Provided data |
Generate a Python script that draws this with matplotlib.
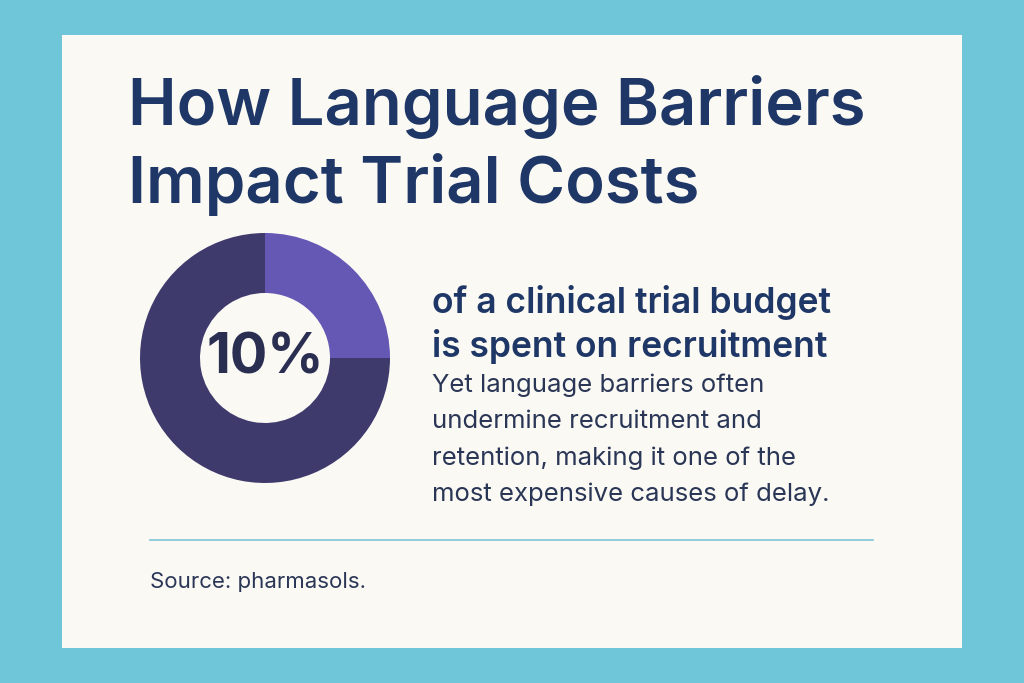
import matplotlib
matplotlib.use("Agg")
import matplotlib.pyplot as plt
from matplotlib.patches import Rectangle

title_lines = ["How Language Barriers", "Impact Trial Costs"]
share_label = "10%"
slice_values = [25, 75]
slice_colors = ["#6458B4", "#3E3A6C"]
headline = ["of a clinical trial budget", "is spent on recruitment"]
body = ["Yet language barriers often", "undermine recruitment and",
        "retention, making it one of the", "most expensive causes of delay."]
source = "Source: pharmasols."

W, H = 1024, 683
fig = plt.figure(figsize=(W/100, H/100), dpi=100)
fig.patch.set_facecolor("#6EC6D8")
fig.patches.append(Rectangle((62/W, 1-648/H), 900/W, 613/H, transform=fig.transFigure,
                             facecolor="#FBF9F4", edgecolor="none", zorder=-1))
def ty(y): return 1 - y/H
navy = "#1E3766"
for i, t in enumerate(title_lines):
    fig.text(128/W, ty(107 + i*78), t, fontsize=47, fontweight="semibold", color=navy,
             va="center", ha="left", family="Inter")
ax = fig.add_axes([140/W, ty(483), 250/W, 250/H])
ax.set_zorder(5)
ax.patch.set_alpha(0)
ax.pie(slice_values, colors=slice_colors, startangle=90, counterclock=False,
       radius=1, wedgeprops=dict(width=0.48, edgecolor="none"))
ax.set_xlim(-1, 1)
ax.set_ylim(-1, 1)
ax.set_aspect("equal")
ax.text(0, 0, share_label, ha="center", va="center", fontsize=40, fontweight="bold",
        color="#2A2F52", family="Inter")
for i, t in enumerate(headline):
    fig.text(432/W, ty(303 + i*43), t, fontsize=25.5, fontweight="semibold", color=navy,
             va="center", ha="left", family="Inter")
for i, t in enumerate(body):
    fig.text(432/W, ty(385 + i*36.5), t, fontsize=18.5, color="#2A3656",
             va="center", ha="left", family="Inter")
fig.add_artist(plt.Line2D([150/W, 873/W], [ty(540), ty(540)], color="#7FC3DA", lw=1.2))
fig.text(150/W, ty(582), source, fontsize=16, color="#2A3656", va="center", ha="left",
         family="Inter")
fig.savefig("out.png", dpi=100, facecolor=fig.get_facecolor())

The exercise | Restate exactly, please, only the lines between the start of the data and the line containing "from matplotlib.patches import Rectangle", both ends included, skipping the pictures.

Task response |
Generate a Python script that draws this with matplotlib.
import matplotlib
matplotlib.use("Agg")
import matplotlib.pyplot as plt
from matplotlib.patches import Rectangle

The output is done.